I only have one problem: it was so stupidly LOUD!!!!!

Hellboy 2: The Golden Army


Heh, I hope you like the little cartoon version of Hellboy - just that little bit more interesting than me plonking a still from the movie straight in here.

Before I begin my, ahem, dissection of the movie, I must first apologize for being away from my desk longer than anticipated. I feel horrible that I haven't been around to blog, although I did post a little teensy video on my other site, so I hope you checked that one out...

Review commencing now: This is the second Hellboy film that Guillermo Del Toro has directed and is none the worse for it. Unlike the first movie, Del Toro's somewhat childlike fantasy qualities shine through. The first movie could have described as standard fare, not too impressive but not incredibly bad either. In this one, Del Toro plays around more with both his characters and his creatures to create a much more fantasy-based world that questions whether the race of demons and magical monsters can ever live peacefully with the humans.

Case in point; Tooth Fairies that fly around eating people so there's nothing left shouldn't be even vaguely cute but they are. So they have big massive fangs, so what? There's a scene here that shows that they're slightly cuddly, when Johan Krauss (come back to him later) revives one and it starts "talking" to the others giving them information about who bought him and his little ravenous chums. Lurvely.
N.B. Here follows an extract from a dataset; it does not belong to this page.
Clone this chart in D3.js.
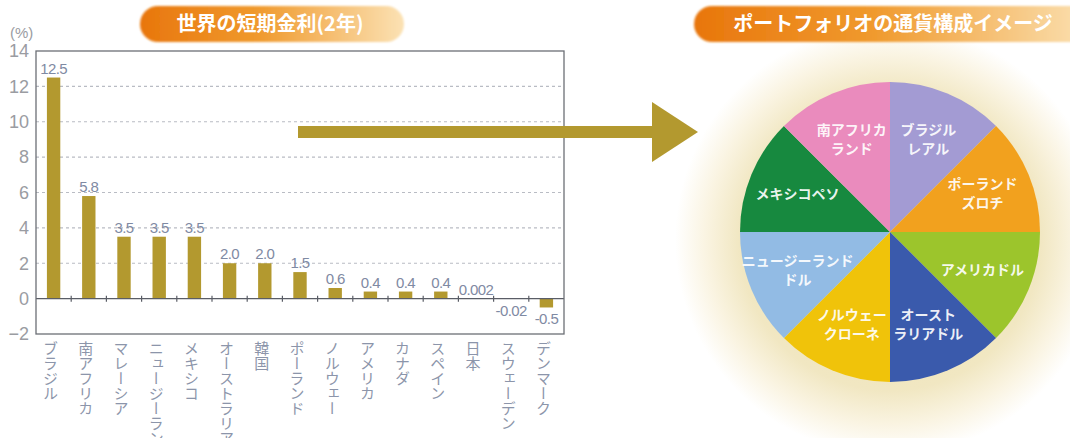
<!DOCTYPE html>
<html>
<head>
<meta charset="utf-8">
<script src="https://cdn.jsdelivr.net/npm/d3@7"></script>
<style>
  body { margin: 0; background: #fff; }
  svg { display: block; font-family: "Noto Sans CJK JP", "Noto Sans", sans-serif; }
</style>
</head>
<body>
<div id="chart"></div>
<script>
// short-term rates (2y), %
var countries = ["ブラジル", "南アフリカ", "マレーシア", "ニュージーランド", "メキシコ", "オーストラリア", "韓国", "ポーランド", "ノルウェー", "アメリカ", "カナダ", "スペイン", "日本", "スウェーデン", "デンマーク"];
var rates = [12.5, 5.8, 3.5, 3.5, 3.5, 2.0, 2.0, 1.5, 0.6, 0.4, 0.4, 0.4, 0.002, -0.02, -0.5];
var rateLabels = ["12.5", "5.8", "3.5", "3.5", "3.5", "2.0", "2.0", "1.5", "0.6", "0.4", "0.4", "0.4", "0.002", "-0.02", "-0.5"];
var yTicks = [-2, 0, 2, 4, 6, 8, 10, 12, 14];

// portfolio pie (equal image shares, clockwise from 12 o'clock)
var currencies = [["ブラジル", "レアル"], ["ポーランド", "ズロチ"], ["アメリカドル"], ["オースト", "ラリアドル"], ["ノルウェー", "クローネ"], ["ニュージーランド", "ドル"], ["メキシコペソ"], ["南アフリカ", "ランド"]];
var shares = [1, 1, 1, 1, 1, 1, 1, 1];
var sliceColors = ["#a39bd3", "#f2a11e", "#9cc52c", "#3a5aac", "#f0c30a", "#92bbe4", "#17893f", "#ea8bbd"];

var W = 1070, H = 438;
var svg = d3.select("#chart").append("svg")
            .attr("width", W)
            .attr("height", H);

var defs = svg.append("defs");

// pill gradients
function pillGrad(id) {
  var g = defs.append("linearGradient").attr("id", id);
  g.append("stop").attr("offset", "0%").attr("stop-color", "#e8760c");
  g.append("stop").attr("offset", "45%").attr("stop-color", "#f09a2e");
  g.append("stop").attr("offset", "100%").attr("stop-color", "#fbe2b4");
}
pillGrad("pillA");
pillGrad("pillB");

var soft = defs.append("filter").attr("id", "soft");
soft.append("feGaussianBlur").attr("stdDeviation", 0.8);

var glow = defs.append("radialGradient").attr("id", "glow");
glow.append("stop").attr("offset", "0%").attr("stop-color", "#ede0b0");
glow.append("stop").attr("offset", "70%").attr("stop-color", "#f1e7c2");
glow.append("stop").attr("offset", "86%").attr("stop-color", "#faf4e2");
glow.append("stop").attr("offset", "100%").attr("stop-color", "#ffffff");

// ---------- bar chart ----------
var pLeft = 36, pRight = 564, pTop = 51, pBottom = 334;

var xScale = d3.scaleBand()
               .domain(countries)
               .range([pLeft, pRight])
               .paddingInner(0.62)
               .paddingOuter(0.31);

var yScale = d3.scaleLinear()
               .domain([-2, 14])
               .range([pBottom, pTop]);

// title pill
svg.append("rect")
   .attr("x", 140).attr("y", 6)
   .attr("width", 264).attr("height", 36)
   .attr("rx", 18)
   .attr("fill", "url(#pillA)")
   .attr("filter", "url(#soft)");
svg.append("text")
   .attr("x", 270).attr("y", 31)
   .attr("text-anchor", "middle")
   .attr("fill", "#fff")
   .attr("font-size", 20)
   .attr("font-weight", "bold")
   .text("世界の短期金利(2年)");

// grid
svg.append("g")
   .selectAll("line")
   .data(yTicks.filter(function(d) { return d > 0 && d < 14; }))
   .enter()
   .append("line")
   .attr("x1", pLeft).attr("x2", pRight)
   .attr("y1", function(d) { return yScale(d); })
   .attr("y2", function(d) { return yScale(d); })
   .attr("stroke", "#b9bcc4")
   .attr("stroke-width", 1.2)
   .attr("stroke-dasharray", "3,3");

// y axis labels
var yAxis = d3.axisLeft(yScale)
              .tickValues(yTicks)
              .tickSize(0)
              .tickPadding(7);
var ya = svg.append("g")
            .attr("class", "y-axis")
            .attr("transform", "translate(" + pLeft + ",0)")
            .call(yAxis);
ya.select(".domain").remove();
ya.selectAll("text")
  .attr("fill", "#9a9ca2")
  .attr("font-size", 18)
  .attr("font-family", "Liberation Sans, Arial, sans-serif");

svg.append("text")
   .attr("x", 10).attr("y", 38)
   .attr("fill", "#9a9ca2")
   .attr("font-size", 15)
   .attr("font-family", "Liberation Sans, Arial, sans-serif")
   .text("(%)");

// bars
svg.append("g")
   .selectAll("rect")
   .data(rates)
   .enter()
   .append("rect")
   .attr("x", function(d, i) { return xScale(countries[i]); })
   .attr("y", function(d) { return yScale(Math.max(0, d)); })
   .attr("width", xScale.bandwidth())
   .attr("height", function(d) { return Math.abs(yScale(d) - yScale(0)); })
   .attr("fill", "#b3992f");

// value labels
svg.append("g")
   .selectAll("text")
   .data(rates)
   .enter()
   .append("text")
   .attr("x", function(d, i) { return xScale(countries[i]) + xScale.bandwidth() / 2; })
   .attr("y", function(d) { return d >= 0 ? yScale(d) - 4 : yScale(d) + 17; })
   .attr("text-anchor", "middle")
   .attr("fill", "#7f8aa3")
   .attr("font-size", 15)
   .attr("font-family", "Liberation Sans, Arial, sans-serif")
   .attr("letter-spacing", -0.6)
   .text(function(d, i) { return rateLabels[i]; });

// zero line + small ticks at category boundaries
svg.append("line")
   .attr("x1", pLeft).attr("x2", pRight)
   .attr("y1", yScale(0)).attr("y2", yScale(0))
   .attr("stroke", "#5a5d66")
   .attr("stroke-width", 1.4);
svg.append("g")
   .selectAll("line")
   .data(countries.slice(1))
   .enter()
   .append("line")
   .attr("x1", function(d) { return xScale(d) - xScale.step() * xScale.paddingInner() / 2; })
   .attr("x2", function(d) { return xScale(d) - xScale.step() * xScale.paddingInner() / 2; })
   .attr("y1", yScale(0) - 3).attr("y2", yScale(0) + 3)
   .attr("stroke", "#5a5d66")
   .attr("stroke-width", 1.2);

// frame
svg.append("rect")
   .attr("x", pLeft).attr("y", pTop)
   .attr("width", pRight - pLeft).attr("height", pBottom - pTop)
   .attr("fill", "none")
   .attr("stroke", "#6c6f76")
   .attr("stroke-width", 1.3);

// vertical category labels
svg.append("g")
   .selectAll("text")
   .data(countries)
   .enter()
   .append("text")
   .attr("x", function(d) { return xScale(d) + xScale.bandwidth() / 2 - 3; })
   .attr("y", pBottom + 7)
   .style("writing-mode", "vertical-rl")
   .attr("fill", "#8c95aa")
   .attr("font-size", 15)
   .text(function(d) { return d; });

// arrow
var arrowY = 132;
svg.append("rect")
   .attr("x", 298).attr("y", arrowY - 6)
   .attr("width", 358).attr("height", 12)
   .attr("fill", "#b3992f");
svg.append("path")
   .attr("d", "M652," + (arrowY - 30) + "L698," + arrowY + "L652," + (arrowY + 30) + "Z")
   .attr("fill", "#b3992f");

// ---------- pie ----------
var cx = 890, cy = 232, r = 150;

svg.append("circle")
   .attr("cx", cx).attr("cy", cy + 8)
   .attr("r", 215)
   .attr("fill", "url(#glow)");

svg.append("rect")
   .attr("x", 694).attr("y", 6)
   .attr("width", 400).attr("height", 36)
   .attr("rx", 18)
   .attr("fill", "url(#pillB)")
   .attr("filter", "url(#soft)");
svg.append("text")
   .attr("x", 893).attr("y", 31)
   .attr("text-anchor", "middle")
   .attr("fill", "#fff")
   .attr("font-size", 20)
   .attr("font-weight", "bold")
   .text("ポートフォリオの通貨構成イメージ");

var pie = d3.pie().sort(null).startAngle(0).endAngle(2 * Math.PI);
var arcs = pie(shares);
var arc = d3.arc().innerRadius(0).outerRadius(r);
var labelArc = d3.arc().innerRadius(100).outerRadius(100);

var pg = svg.append("g").attr("transform", "translate(" + cx + "," + cy + ")");

pg.selectAll("path")
  .data(arcs)
  .enter()
  .append("path")
  .attr("d", arc)
  .attr("fill", function(d, i) { return sliceColors[i]; });

var lbl = pg.selectAll("text.lbl")
            .data(arcs)
            .enter()
            .append("text")
            .attr("class", "lbl")
            .attr("transform", function(d) {
              var c = labelArc.centroid(d);
              return "translate(" + c[0] + "," + c[1] + ")";
            })
            .attr("text-anchor", "middle")
            .attr("fill", "#ffffff")
            .attr("fill-opacity", 0.92)
            .attr("font-size", 14)
            .attr("font-weight", "bold");

lbl.each(function(d, i) {
  var lines = currencies[i];
  var t = d3.select(this);
  lines.forEach(function(s, k) {
    t.append("tspan")
     .attr("x", 0)
     .attr("y", (k - (lines.length - 1) / 2) * 19 + 5)
     .text(s);
  });
});
</script>
</body>
</html>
By no stretch of the imagination is this creation cute but the Angel of Death is also something to behold, even if his appearance is slightly spoilt by the movie's only walk into sickly-sweet "please don't die on me" territory. At first I thought, "nice eyes" (plastered liberally on his wings, a nice touch) but then there was something just a little more menacing about it - it was around seven feet tall and loomed over everything...
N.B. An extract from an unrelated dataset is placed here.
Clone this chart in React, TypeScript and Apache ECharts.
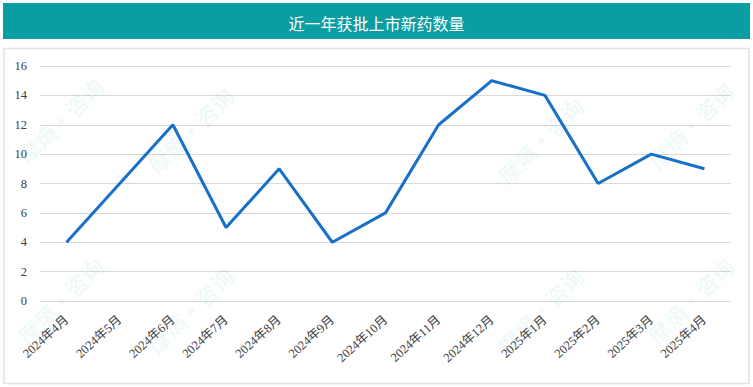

And then there's Johan, possibly one of the funniest and strangest characters I've seen in ages. He's German, wears a rather large diving/space suit and oh, did I mention that he's made entirely of gas? This gaseous element of Johan provides possibly the most comical moment of the whole film - no, not that bit where he keeps whacking Hellboy with the locker doors, the bit just after where he minces along thoroughly pleased with what he's achieved. Although, he does come out with same rather good lines as well. I enjoyed his transformation from a tied-to-the-rules figure to a more liberal, carefree person. Gas person. Whatever...

But hey, I was disappointed because when I read a preview in the Empire about the film I saw a character named "Cathedralhead" (I won't patronise you by explaining it) and thought he was going to be a prominent chracter. So imagine my disappointment to learn that he only actually appears on screen for a maximum of, well, a minute!! I was fuming. The film needed more Cathedralhead action...
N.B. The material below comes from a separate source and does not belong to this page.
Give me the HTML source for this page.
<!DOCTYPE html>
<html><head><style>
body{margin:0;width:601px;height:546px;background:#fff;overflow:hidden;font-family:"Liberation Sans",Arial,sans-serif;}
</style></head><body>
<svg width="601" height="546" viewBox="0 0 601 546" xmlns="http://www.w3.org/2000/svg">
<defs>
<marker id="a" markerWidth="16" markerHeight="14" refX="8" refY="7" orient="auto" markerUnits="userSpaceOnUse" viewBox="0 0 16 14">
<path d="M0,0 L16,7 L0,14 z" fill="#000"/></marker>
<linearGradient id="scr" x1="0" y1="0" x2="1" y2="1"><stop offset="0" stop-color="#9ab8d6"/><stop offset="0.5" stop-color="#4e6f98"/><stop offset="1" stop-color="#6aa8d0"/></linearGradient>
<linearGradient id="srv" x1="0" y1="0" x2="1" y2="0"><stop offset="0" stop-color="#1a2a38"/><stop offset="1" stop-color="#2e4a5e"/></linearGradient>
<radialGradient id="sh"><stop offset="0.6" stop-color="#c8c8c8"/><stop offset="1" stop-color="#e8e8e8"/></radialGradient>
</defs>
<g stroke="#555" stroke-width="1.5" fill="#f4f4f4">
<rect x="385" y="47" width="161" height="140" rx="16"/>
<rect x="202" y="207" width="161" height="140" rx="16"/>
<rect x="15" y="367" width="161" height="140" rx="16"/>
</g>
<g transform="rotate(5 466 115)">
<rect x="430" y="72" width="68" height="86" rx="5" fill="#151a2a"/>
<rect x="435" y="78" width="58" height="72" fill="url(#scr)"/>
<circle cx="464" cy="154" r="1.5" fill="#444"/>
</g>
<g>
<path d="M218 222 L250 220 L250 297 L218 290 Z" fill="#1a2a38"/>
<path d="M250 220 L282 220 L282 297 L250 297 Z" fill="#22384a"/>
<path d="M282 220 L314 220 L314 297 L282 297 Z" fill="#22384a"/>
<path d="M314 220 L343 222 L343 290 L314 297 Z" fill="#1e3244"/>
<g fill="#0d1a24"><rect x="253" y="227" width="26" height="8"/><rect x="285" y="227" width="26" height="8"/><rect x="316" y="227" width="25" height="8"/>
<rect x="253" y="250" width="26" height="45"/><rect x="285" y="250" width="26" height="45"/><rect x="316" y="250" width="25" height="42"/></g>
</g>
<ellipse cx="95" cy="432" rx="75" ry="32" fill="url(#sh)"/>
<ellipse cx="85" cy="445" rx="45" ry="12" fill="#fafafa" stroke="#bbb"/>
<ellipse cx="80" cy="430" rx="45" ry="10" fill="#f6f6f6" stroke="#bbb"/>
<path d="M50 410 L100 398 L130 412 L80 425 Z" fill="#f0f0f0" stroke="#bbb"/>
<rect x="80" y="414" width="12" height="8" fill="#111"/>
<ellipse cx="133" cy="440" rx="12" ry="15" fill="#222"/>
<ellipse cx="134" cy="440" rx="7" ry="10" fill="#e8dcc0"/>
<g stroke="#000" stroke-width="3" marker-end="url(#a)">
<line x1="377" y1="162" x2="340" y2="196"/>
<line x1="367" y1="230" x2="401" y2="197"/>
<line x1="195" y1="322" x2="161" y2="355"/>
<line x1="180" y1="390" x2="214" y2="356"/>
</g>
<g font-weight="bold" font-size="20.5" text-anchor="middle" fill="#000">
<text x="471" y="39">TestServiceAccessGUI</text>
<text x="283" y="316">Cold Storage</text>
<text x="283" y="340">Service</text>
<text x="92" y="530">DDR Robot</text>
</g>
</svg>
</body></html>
But overall, the narrative turns out to be ever so slightly predictable. While you couldn't quite figure out overall what was to happen between the people, you always had this feeling that they weren't going to die or let the bad guys win. Hey, what kind of superhero movie is going to let its main chracters die and let the baddies get away huh? Um, actually I'll come to that in my next post.

Too bad that everyone pretty much neglected Hellboy this summer - despite being a great bit of fun no-one was really that bothered. Luckily Del Toro has the prospect of directing The Hobbit in front of him, so maybe more people will pay attention to that. I loved it really. I would hate to think what a terrible mess it would be if Peter Jackson had got his blood-stained paws on it and mauled the poor film with horrible creepy-crawlies and grotesque monsters like he did with King Kong (officially the most horrible film I've ever been to see - I don't want to ever see a man having his head bitten off by a giant maggot again. How on earth I was the only person in a packed cinema to sit through that sequence with eyes wide open is beyond me). Guillermo knows how to do it nicely.